Several problems immediately present themselves. First, how can the Scottish and UK administrations avoid a mismatched timing in the implementation of changes to tax levels and bands?
With the two administrations so opposed in economic and fiscal policy, how will Scottish taxpayers react if significant differences open up between two neighbouring fiscal systems? ‘Behavioural response’ – companies switching investment out of Scotland, or moving out of Scotland altogether - could inject a major uncertainty when calculating actual revenues raised in Scotland.
What will be the interest rate attached to Scottish government borrowing - and who will determine this? Will it continue to be the Bank of England or a Scottish loans authority? Who will police this system?
Central to the concerns at Standard Life is the imperative of retaining a single market in financial services across the UK.
Without this, every single financial services company in Scotland will be in trouble as the vast majority of their policyholders and customers are based outwith Scotland – indeed, mostly in England.
It was because of this that the taxation of savings and investments was to be retained as a reserved matter determined at UK level. But how will that hold in practice without prejudice to the Scottish administration’s revenue targets?
Standard Life will be under pressure for answers today as the FTSE100 giant faces shareholders at its annual general meeting at the Edinburgh International Conference Centre.
Not least of the problems will be how the taxation of savings and investments in a fiscally autonomous Scotland can be kept separate and administered as a reserved matter. If income tax rates and levels are to diverge to any significant degree – and the SNP raised voter expectations sky high on higher public spending - what of attempts by Scots businesses to seek to protect higher paid employees from measures that could prove a real barrier to recruitment and staff retention?

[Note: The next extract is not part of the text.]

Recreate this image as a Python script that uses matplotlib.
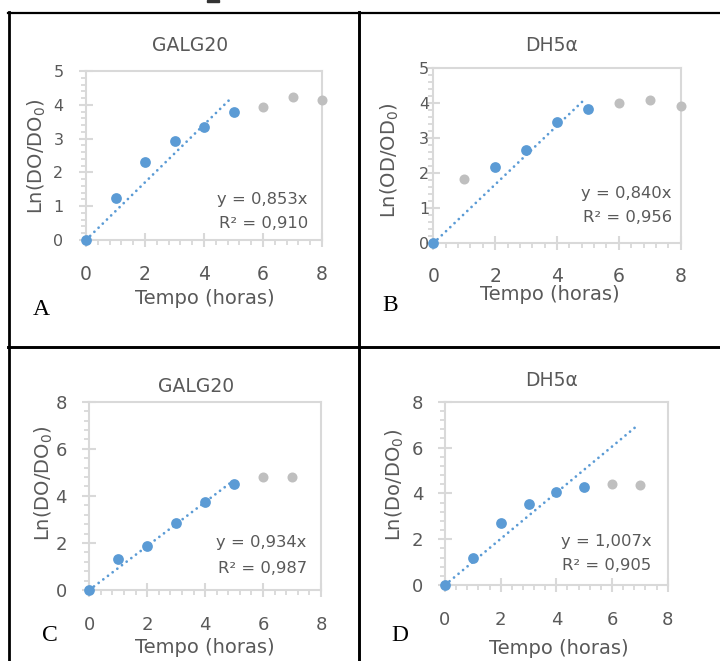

What happens if some seek to avoid these higher rates by rewarding employees in the form of profit-sharing, generous payments into pension schemes that can be quickly withdrawn, or dividend or capital distributions rather than PAYE income?
Nobody expects any definitive answers soon. But pressure will be building for early clarification.
And there is another reason for prompt attention. This is to do with the timing of introduction of two streams of legislation – the new Scottish tax rate under the 2012 Scotland Act which could be implemented in April 2016, and the Smith proposals. No timetable has been set for these. But much of the Scottish government’s draft budget in December of this year could be shaped by the expectation of these powers becoming ‘live’ in 2016-17. And the enormity of the SNP vote last week, coupled with the prospect of further SNP gains in Holyrood next year, may brook little delay in “getting on with it”.
Owen Kelly, chief executive of Scottish Financial Enterprise, the umbrella body for Scotland’s financial services sector, has warned that a wholesale transfer of tax powers would be likely to have “clear consequences for business… They’d have to serve two separate markets that would be more costly for customers.”
As was the case last year, most of these businesses are extremely reluctant to make any public utterance of their concerns for fear of attracting negative if not outright hostile comment. Many did suffer a capital outflow last year as customers switched to London-based institutions and little of this money has flowed back.
The danger now is that matters will proceed without a full public acknowledgement of problems and consequences while customers reach their own conclusions and resort to “behavioural response” on their own on a significant scale.
A cloudless sky? A move of capital and personnel out of Scotland in the next two years is no less damaging than when undertaken silently and invisibly through the haar. That would truly be the Darkness after the New Dawn.